General Manager and spokesperson at Transmission Company of Nigeria (TCN), Mrs. Ndidi Mbah, said a summary of the power generating profiles in the last two months, for instance, clearly showed that fourteen (14) gas powered generating stations were either not generating at all or had limited generation capacity at various times within the period, further depleting the quantum of power generation available for transmission into the grid on a daily basis.
According to Mbah, power generating stations in this category included; Omotosho units 5 and 6, Olorunsogo units 3, 4 and 6, Omoku units 3 and 6, Omotosho NIPP units 3 and 4, Delta units 15, 17, and 18, Afam VI units 11 and 12, Olorunsogo NIPP unit 3, Ihovbor NIPP unit 2, Sapele Steam unit 3, Sapele NIPP unit 1, Odukpani NIPP units 1 and 3, and Okpai units 11, 12 and 18.

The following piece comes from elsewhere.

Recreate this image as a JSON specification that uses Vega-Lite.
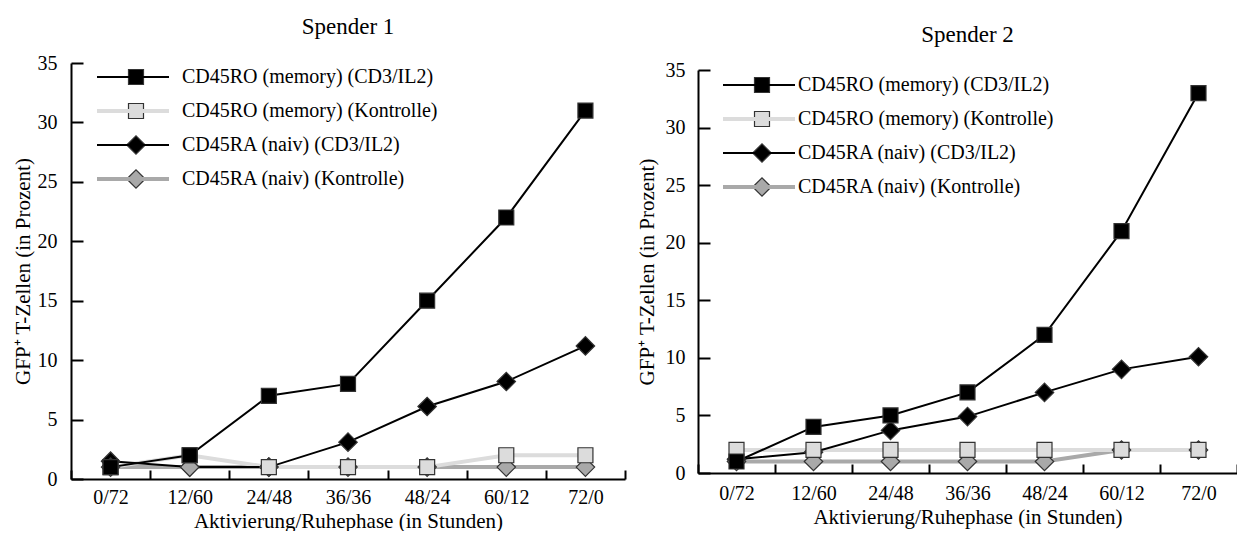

Also, within the same period, Jebba Hydro and Shiroro Power Generating Stations were either out or had limited generation, causing additional loss of 232MW from the grid, while other power generating plants such as Omotosho units 3and 4, Olorunsogo units 1, Delta units 10 and 20, Afam VI unit 13, Ihovbor NIPP units 4, Geregu NIPP units 22 and 23 and Odukpani NIPP units 2, 4 and 5, have also been out either on fault or for scheduled maintenance, causing a further loss of about 3,180MW from the grid.
She explained that a combination of the above scenarios have persisted and the total effect on the grid is persistent low generation, which TCN operators have had to strive to dispatch in a way that will not jeopardize the stability of the grid.
‘‘More recently, from the March 1-4 2022, there was generation shortfall due to water management in Shiroro and Jebba hydro with the loss of 307MW and 125MW respectively from both stations. Within the same period, there were fault and technical problems in Egbin, causing 514MW shortfall and in Geregu causing 230MW shortfall, while reported fault at Alaoji NIPP reduced generation from the substation by 263MW.
Gas constraint alone in Olorunsogo gas generating plant reduced generation from the station by 104MW, while Omotosho gas and Sapele NIPP lost lost 102MW and 263MW respectively.
In Omotosho NIPP, there was generation shortfall of 233MW and in Omoku a shortfall of 112MW. Two units in Okpai have limited generation due to technical problems causing a 204MW drop in generation and in Afam VI 511MW drop in generation. In the midst of these developments, consumers have continued to carry the burden of losses all by themselves.